## Provided material
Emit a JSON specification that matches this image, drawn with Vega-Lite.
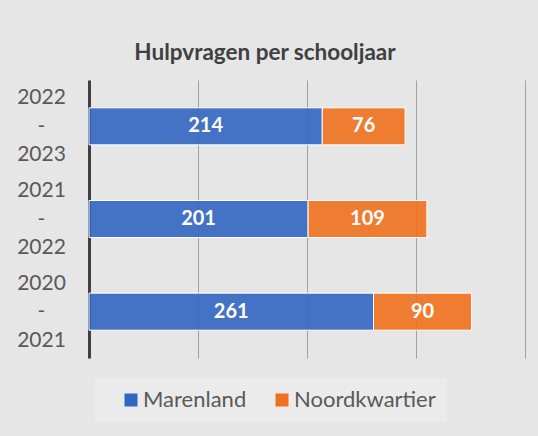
{
  "$schema": "https://vega.github.io/schema/vega-lite/v6.json",
  "autosize": "none",
  "width": 436,
  "height": 278,
  "padding": {"left": 89, "top": 80, "right": 13, "bottom": 78},
  "background": "#e6e6e6",
  "config": {"view": {"stroke": null}, "font": "Lato"},
  "title": {
    "text": "Hulpvragen per schooljaar",
    "font": "Lato",
    "fontSize": 22.5,
    "fontWeight": "bold",
    "color": "#404040",
    "anchor": "middle",
    "dx": -42,
    "offset": 16
  },
  "data": {
    "values": [
      {"year": "2022 - 2023", "region": "Marenland", "value": 214},
      {"year": "2022 - 2023", "region": "Noordkwartier", "value": 76},
      {"year": "2021 - 2022", "region": "Marenland", "value": 201},
      {"year": "2021 - 2022", "region": "Noordkwartier", "value": 109},
      {"year": "2020 - 2021", "region": "Marenland", "value": 261},
      {"year": "2020 - 2021", "region": "Noordkwartier", "value": 90}
    ]
  },
  "transform": [
    {"stack": "value", "groupby": ["year"], "sort": [{"field": "region", "order": "ascending"}], "as": ["x0", "x1"]}
  ],
  "encoding": {
    "y": {
      "field": "year",
      "type": "nominal",
      "sort": null,
      "title": null,
      "scale": {"paddingInner": 0.6, "paddingOuter": 0.3},
      "axis": {
        "labelExpr": "split(datum.label, ' ')",
        "labelAlign": "center",
        "labelBaseline": "middle",
        "labelOffset": -28,
        "labelPadding": 48,
        "labelFontSize": 21,
        "labelLineHeight": 28.5,
        "labelColor": "#595959",
        "labelFont": "Lato",
        "ticks": false,
        "domainColor": "#404040",
        "domainWidth": 3,
        "grid": false
      }
    }
  },
  "layer": [
    {
      "mark": {"type": "bar", "stroke": "white", "strokeWidth": 1, "fillOpacity": 0.9},
      "encoding": {
        "x": {
          "field": "x0",
          "type": "quantitative",
          "scale": {"domain": [0, 400]},
          "title": null,
          "axis": {
            "labels": false,
            "ticks": false,
            "domain": false,
            "grid": true,
            "gridColor": "#a0a0a0",
            "gridWidth": 1,
            "values": [0, 100, 200, 300, 400]
          }
        },
        "x2": {"field": "x1"},
        "color": {
          "field": "region",
          "type": "nominal",
          "scale": {"domain": ["Marenland", "Noordkwartier"], "range": ["#3265C0", "#EE711D"]},
          "legend": {
            "title": null,
            "orient": "none",
            "direction": "horizontal",
            "legendX": 6,
            "legendY": 298,
            "fillColor": "#ebebeb",
            "padding": 11,
            "symbolOffset": 14,
            "symbolType": "square",
            "symbolSize": 169,
            "symbolStrokeWidth": 0,
            "symbolOpacity": 1,
            "labelFontSize": 22,
            "labelColor": "#595959",
            "labelFont": "Lato",
            "labelOffset": 1,
            "columnPadding": 10
          }
        }
      }
    },
    {
      "transform": [
        {"fold": ["x0", "x1"], "as": ["edge", "pos"]},
        {"aggregate": [{"op": "mean", "field": "pos", "as": "mid"}], "groupby": ["year", "region", "value"]}
      ],
      "mark": {"type": "text", "color": "white", "fontWeight": "bold", "fontSize": 20, "font": "Lato", "align": "center", "baseline": "middle"},
      "encoding": {
        "x": {
          "field": "mid",
          "type": "quantitative",
          "title": null,
          "axis": {
            "labels": false,
            "ticks": false,
            "domain": false,
            "grid": true,
            "gridColor": "#a0a0a0",
            "gridWidth": 1,
            "values": [0, 100, 200, 300, 400]
          }
        },
        "text": {"field": "value", "type": "quantitative"}
      }
    }
  ]
}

## Set exercise
Copy each line exactly, and leave the pictures out of your copy.

## Correct answer
Emit a JSON specification that matches this image, drawn with Vega-Lite.
{
  "$schema": "https://vega.github.io/schema/vega-lite/v6.json",
  "autosize": "none",
  "width": 436,
  "height": 278,
  "padding": {"left": 89, "top": 80, "right": 13, "bottom": 78},
  "background": "#e6e6e6",
  "config": {"view": {"stroke": null}, "font": "Lato"},
  "title": {
    "text": "Hulpvragen per schooljaar",
    "font": "Lato",
    "fontSize": 22.5,
    "fontWeight": "bold",
    "color": "#404040",
    "anchor": "middle",
    "dx": -42,
    "offset": 16
  },
  "data": {
    "values": [
      {"year": "2022 - 2023", "region": "Marenland", "value": 214},
      {"year": "2022 - 2023", "region": "Noordkwartier", "value": 76},
      {"year": "2021 - 2022", "region": "Marenland", "value": 201},
      {"year": "2021 - 2022", "region": "Noordkwartier", "value": 109},
      {"year": "2020 - 2021", "region": "Marenland", "value": 261},
      {"year": "2020 - 2021", "region": "Noordkwartier", "value": 90}
    ]
  },
  "transform": [
    {"stack": "value", "groupby": ["year"], "sort": [{"field": "region", "order": "ascending"}], "as": ["x0", "x1"]}
  ],
  "encoding": {
    "y": {
      "field": "year",
      "type": "nominal",
      "sort": null,
      "title": null,
      "scale": {"paddingInner": 0.6, "paddingOuter": 0.3},
      "axis": {
        "labelExpr": "split(datum.label, ' ')",
        "labelAlign": "center",
        "labelBaseline": "middle",
        "labelOffset": -28,
        "labelPadding": 48,
        "labelFontSize": 21,
        "labelLineHeight": 28.5,
        "labelColor": "#595959",
        "labelFont": "Lato",
        "ticks": false,
        "domainColor": "#404040",
        "domainWidth": 3,
        "grid": false
      }
    }
  },
  "layer": [
    {
      "mark": {"type": "bar", "stroke": "white", "strokeWidth": 1, "fillOpacity": 0.9},
      "encoding": {
        "x": {
          "field": "x0",
          "type": "quantitative",
          "scale": {"domain": [0, 400]},
          "title": null,
          "axis": {
            "labels": false,
            "ticks": false,
            "domain": false,
            "grid": true,
            "gridColor": "#a0a0a0",
            "gridWidth": 1,
            "values": [0, 100, 200, 300, 400]
          }
        },
        "x2": {"field": "x1"},
        "color": {
          "field": "region",
          "type": "nominal",
          "scale": {"domain": ["Marenland", "Noordkwartier"], "range": ["#3265C0", "#EE711D"]},
          "legend": {
            "title": null,
            "orient": "none",
            "direction": "horizontal",
            "legendX": 6,
            "legendY": 298,
            "fillColor": "#ebebeb",
            "padding": 11,
            "symbolOffset": 14,
            "symbolType": "square",
            "symbolSize": 169,
            "symbolStrokeWidth": 0,
            "symbolOpacity": 1,
            "labelFontSize": 22,
            "labelColor": "#595959",
            "labelFont": "Lato",
            "labelOffset": 1,
            "columnPadding": 10
          }
        }
      }
    },
    {
      "transform": [
        {"fold": ["x0", "x1"], "as": ["edge", "pos"]},
        {"aggregate": [{"op": "mean", "field": "pos", "as": "mid"}], "groupby": ["year", "region", "value"]}
      ],
      "mark": {"type": "text", "color": "white", "fontWeight": "bold", "fontSize": 20, "font": "Lato", "align": "center", "baseline": "middle"},
      "encoding": {
        "x": {
          "field": "mid",
          "type": "quantitative",
          "title": null,
          "axis": {
            "labels": false,
            "ticks": false,
            "domain": false,
            "grid": true,
            "gridColor": "#a0a0a0",
            "gridWidth": 1,
            "values": [0, 100, 200, 300, 400]
          }
        },
        "text": {"field": "value", "type": "quantitative"}
      }
    }
  ]
}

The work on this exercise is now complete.